Shaffer’s hike drew at least two lines across the story of the Appalachian Trail. Although then, as now, more than 99.9 percent of the users of the Trail are day-hikers and groups of two or four for a weekend or week — or club members out for an overnight — the notion was forever gone that a single backpacker could not walk that whole distance in a continuous hike.
The second break in pattern reflected that human recreational achievement. Shaffer garnered publicity throughout the country’s major news outlets and then a full-length article in National Geographic about him and the Trail. From then on, local and national publicity about the Trail shifted markedly from the achievements of the “recreational maintainer” to those of recreational thru-hikers, although their numbers would not be significant for another quarter-century.

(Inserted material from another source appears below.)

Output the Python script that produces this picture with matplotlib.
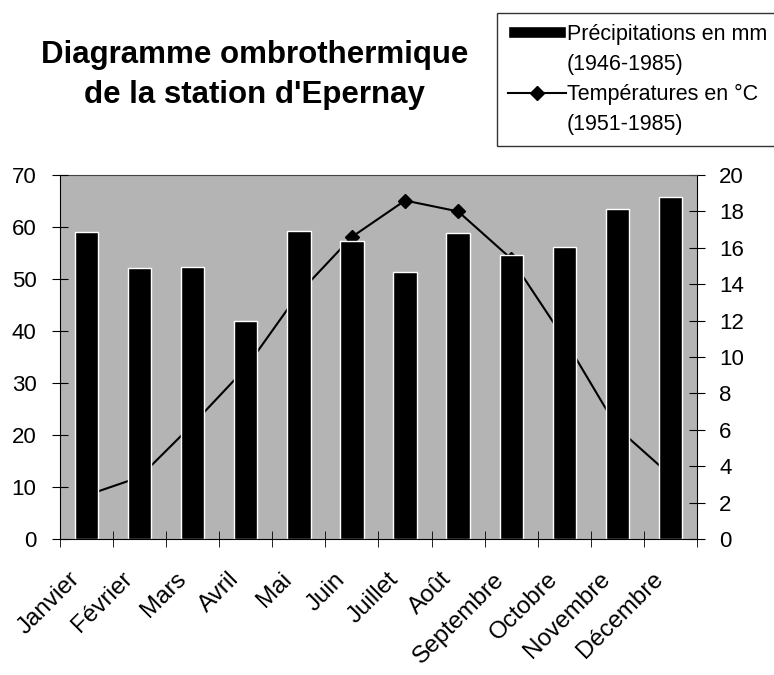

The year after his iconic hike, he wrote in the Appalachian Trailway News:
“Now the one thing about the whole trek that caused the most comment — my traveling alone.... For my part, I preferred it so. Before the war, there were two of us who trailed together, and we had our dreams, as many others have had, of hiking the Appalachian Trail some day. But, Iwo Jima was the end of life’s trail for him, leaving me to travel alone. From him, I learned most of my woodcraft and my abiding love of all outdoors. Walter Winemiller was a pardner such as one may have only once in life, and no incentive could have been stronger to carry me over the long high Trail than remembering we always wanted to hike it together.”